Building The
Orient Express
by LAURA DROTLEFF
Managing Editor
lhdrotleff@meistermedia.com
Partnering with Goldsmith Seeds and expanding production into China has broadened Fischer USA's horizons in a whole new way.
IT'S a clever move - tapping into unlimited labor resources and contracting brand-new, state-of-the-art facilities with little to no capital investment on its part. Some in the U.S. floriculture industry are apprehensive about continued expansion of offshore vegetative production of vegetative material. But for Fischer Worldwide, its new business ventures in China are fueling its growth into new markets and opportunities.
"The primary reason to produce in China is to be there when it becomes an established market for our products," says Fischer Co-president Gary Falkenstein. "Currently the pricing and level of plant protection do not make it very interesting - but we and others are working hard on these issues.

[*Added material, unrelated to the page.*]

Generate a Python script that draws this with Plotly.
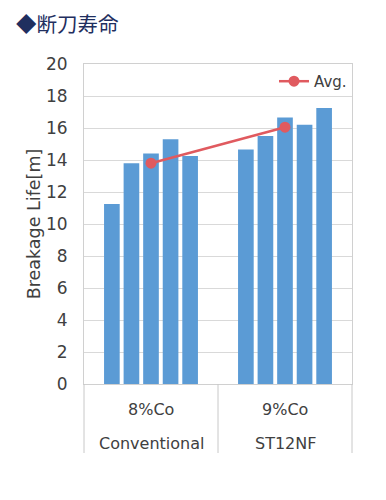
import plotly.graph_objects as go

title_text = "◆断刀寿命"
groups_outer = ["Conventional", "ST12NF"]
groups_inner = ["8%Co", "9%Co"]
conventional_8co = [11.25, 13.8, 14.4, 15.3, 14.25]
st12nf_9co = [14.65, 15.5, 16.65, 16.2, 17.25]
avg_values = [13.8, 16.05]
y_ticks = [0, 2, 4, 6, 8, 10, 12, 14, 16, 18, 20]
y_title = "Breakage Life[m]"
legend_name = "Avg."

BAR = "#5b9bd5"
RED = "#e05a5f"
TXT = "#404040"
FONT = "DejaVu Sans"
GRID = "#d9d9d9"

# page has an 8px body margin, so the figure is drawn 8px in from top/left
W, H = 378, 492
ML, MR, MT, MB = 76, 34, 56, 116
PLOT_H = H - MT - MB

fig = go.Figure()
for i in range(len(conventional_8co)):
    fig.add_trace(go.Bar(
        x=groups_outer, y=[conventional_8co[i], st12nf_9co[i]],
        marker=dict(color=BAR, line=dict(width=0)),
        showlegend=False, hoverinfo="y",
    ))
fig.add_trace(go.Scatter(
    x=groups_outer, y=avg_values, mode="lines+markers", name=legend_name,
    line=dict(color=RED, width=2.5), marker=dict(color=RED, size=11),
))

fig.update_layout(
    width=W, height=H,
    margin=dict(l=ML, r=MR, t=MT, b=MB),
    paper_bgcolor="white", plot_bgcolor="white",
    barmode="group", bargap=0.27, bargroupgap=0.2,
    font=dict(family=FONT, color=TXT, size=16),
    showlegend=True,
    legend=dict(x=1.0, y=0.997, xanchor="right", yanchor="top",
                bgcolor="rgba(0,0,0,0)", font=dict(size=15, color=TXT),
                itemwidth=30, tracegroupgap=0),
    xaxis=dict(type="category", showgrid=False, showline=True,
               linecolor="#d0d0d0", linewidth=1, mirror=True,
               showticklabels=False, ticks="", automargin=False),
    yaxis=dict(range=[0, 20], tickvals=y_ticks, showgrid=True,
               gridcolor=GRID, gridwidth=1, showline=True,
               linecolor="#d0d0d0", mirror=True, zeroline=False,
               tickfont=dict(size=17, color=TXT), ticks="",
               ticklabelstandoff=12, automargin=False,
               title=dict(text=y_title, font=dict(size=17.5, color=TXT), standoff=0)),
)

# two-level category labels below the axis
n = len(groups_outer)
for i in range(n):
    fig.add_annotation(text=groups_inner[i], xref="x", yref="paper",
                       x=groups_outer[i], y=0, yshift=-25, showarrow=False,
                       yanchor="middle", font=dict(size=16, color=TXT))
    fig.add_annotation(text=groups_outer[i], xref="x", yref="paper",
                       x=groups_outer[i], y=0, yshift=-59, showarrow=False,
                       yanchor="middle", font=dict(size=16, color=TXT))
for j in range(n + 1):
    fig.add_shape(type="line", xref="paper", yref="paper",
                  x0=j / n, x1=j / n, y0=0, y1=-69 / PLOT_H,
                  line=dict(color="#c8c8c8", width=1))

fig.add_annotation(text=title_text, xref="paper", yref="paper",
                   x=0, y=1, xanchor="left", yanchor="middle",
                   xshift=-69, yshift=41, showarrow=False, borderpad=0,
                   font=dict(size=20.5, color="#1f2f5f", family="Noto Sans CJK JP"))

fig.write_html("out.html")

Until that time, the economics make it possible to import into the United States."
With a major "greening effort" underway in China in preparation for the 2008 Olympic Games in Bejing, Falkenstein says Fischer and its partners are poised for expansion into a whole new world. "In the long term, China will become its own major market and the consumption of floriculture products will be immense," he says. "We are working directly with the Beijing Garden Bureau as a sponsor of the 2008 Beijing Olympics. In fact, I played golf in Shanghai with the director of the Beijing Garden Bureau in September. It never hurts to develop business over a game of golf."